International Considerations

If you are issuing tokens to individuals outside the United States, you must also consider the regulatory requirements in other jurisdictions.

European Union (EU)

The EU’s Markets in Crypto-Assets Regulation (MiCA) is aimed at regulating crypto-assets, including tokens. If you are issuing tokens to EU residents, you will need to comply with MiCA’s requirements, which may include registration and disclosure obligations.

Example: Suppose you want to issue tokens that will be available to users across Europe. You need to comply with MiCA, which involves registering with the relevant authority in the EU and adhering to consumer protection standards.

Key Consideration: Under MiCA, you may be required to provide a whitepaper containing detailed information about the token’s issuance, use cases, associated risks, and any rights conferred by the tokens. There are also specific requirements for capital reserves and ensuring the safekeeping of users' funds.

Other Jurisdictions

Many countries have their own crypto regulations. For example, Singapore’s Payment Services Act (PSA) requires registration for any company providing digital payment token services.

Example: You plan to market your tokens in Singapore. You’ll need to register under the PSA and meet the specific requirements set by the Monetary Authority of Singapore (MAS), such as maintaining capital requirements and safeguarding customer funds.
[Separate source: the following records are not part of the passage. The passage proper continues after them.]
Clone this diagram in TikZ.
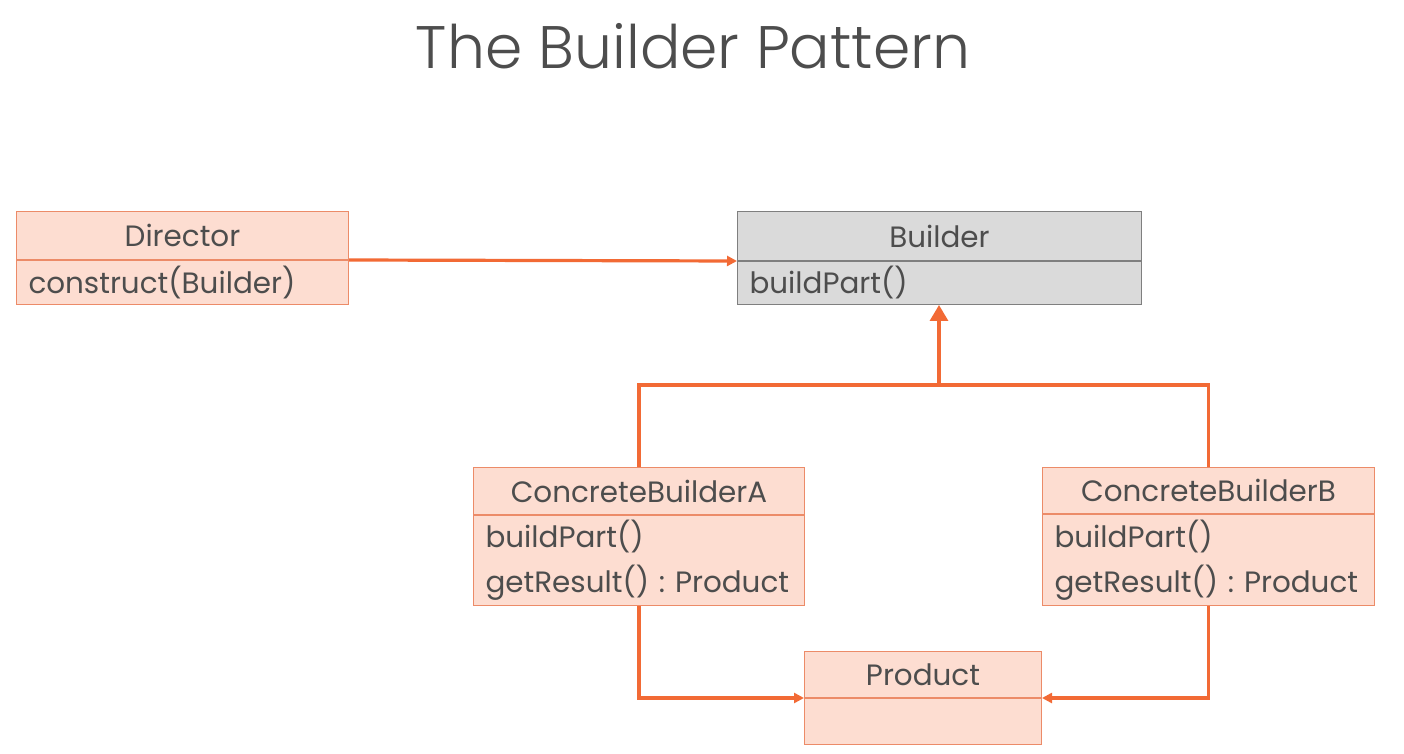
\documentclass[tikz,border=0pt]{standalone}
\usepackage{fontspec}
\setmainfont{Poppins}
\newfontfamily\titlefont{Poppins Light}
\usetikzlibrary{arrows.meta,positioning}
\frenchspacing
\definecolor{umlorange}{HTML}{F26A35}
\definecolor{umlfill}{HTML}{FDDDD1}
\definecolor{umledge}{HTML}{EC8B68}
\definecolor{umlgrey}{HTML}{DADADA}
\definecolor{umlgreyedge}{HTML}{7F7F7F}
\definecolor{umltext}{HTML}{4D4D4D}
\tikzstyle{classbox}=[draw=umledge,fill=umlfill,line width=0.5pt,anchor=north west,inner ysep=0pt,inner xsep=6pt,text=umltext,font=\fontsize{14.7}{22.5}\selectfont]
\tikzstyle{classhead}=[classbox,align=center]
\tikzstyle{classbody}=[classbox,align=left]
\tikzstyle{abstract}=[draw=umlgreyedge,fill=umlgrey]
\tikzstyle{edge}=[draw=umlorange,line width=1.6pt]
\tikzstyle{assoc}=[edge,-{Triangle[length=5pt,width=5pt]}]
\tikzstyle{inherit}=[edge,-{Triangle[length=8pt,width=9pt]}]

\begin{document}
\begin{tikzpicture}[x=0.5pt,y=-0.5pt]
    \useasboundingbox (0,0) rectangle (1404,754);
    % Title
    \node[text=umltext,font=\titlefont\fontsize{30}{33}\selectfont] (title) at (693,46) {The Builder Pattern};

    % First we draw the class headers
    \foreach \pos/\name/\w/\h/\txt in {{(16,211)/dirH/166pt/24pt/Director},{(473,467)/cbaH/165.5pt/23.5pt/ConcreteBuilderA},
        {(1042,467)/cbbH/166pt/23pt/ConcreteBuilderB},{(804,651)/prodH/118.5pt/23pt/Product}}
        \node[classhead,minimum width=\w,minimum height=\h,text width=\w-12pt] (\name) at \pos {\txt};
    \node[classhead,abstract,minimum width=202pt,minimum height=24.5pt,text width=190pt] (bldH) at (737,211) {Builder};

    % Then the method compartments
    \node[classbody,minimum width=166pt,minimum height=22pt,text width=154pt] (dirB) at (dirH.south west) {construct(Builder)};
    \node[classbody,abstract,minimum width=202pt,minimum height=21.5pt,text width=190pt] (bldB) at (bldH.south west) {buildPart()};
    \node[classbody,minimum width=165.5pt,minimum height=45pt,text width=153.5pt] (cbaB) at (cbaH.south west) {buildPart()\\getResult() : Product};
    \node[classbody,minimum width=166pt,minimum height=45.5pt,text width=154pt] (cbbB) at (cbbH.south west) {buildPart()\\getResult() : Product};
    \node[classbody,minimum width=118.5pt,minimum height=23pt,text width=106.5pt] (prodB) at (prodH.south west) {};

    % Connect classes with edges
    \coordinate (join) at (939,385);
    \path[assoc] (dirH.south east) -- (bldH.south west);
    \path[edge] (cbaH.north) |- (join) -| (cbbH.north);
    \path[inherit] (join) -- (join |- bldB.south);
    \path[assoc] (cbaB.south) |- (prodH.south west);
    \path[assoc] (cbbB.south) |- (prodH.south east);
\end{tikzpicture}
\end{document}
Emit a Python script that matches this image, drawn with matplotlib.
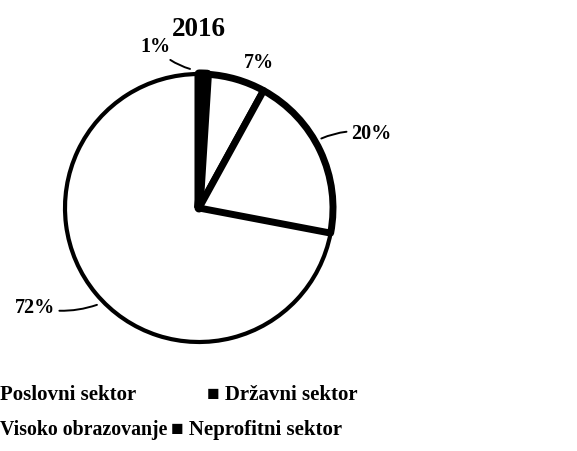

Key Consideration: The Payment Services Act requires a comprehensive compliance framework, including the appointment of a compliance officer, ongoing transaction monitoring, and mandatory suspicious transaction reporting. The requirements are stringent, and failure to comply can result in severe penalties.

Wrapping Up

Determining whether you need a license to issue tokens is all about understanding how those tokens are classified and the regulatory environment in which you operate. Security tokens come with stringent licensing and compliance requirements, while utility tokens may be less regulated—but still require adherence to various consumer protection and AML laws.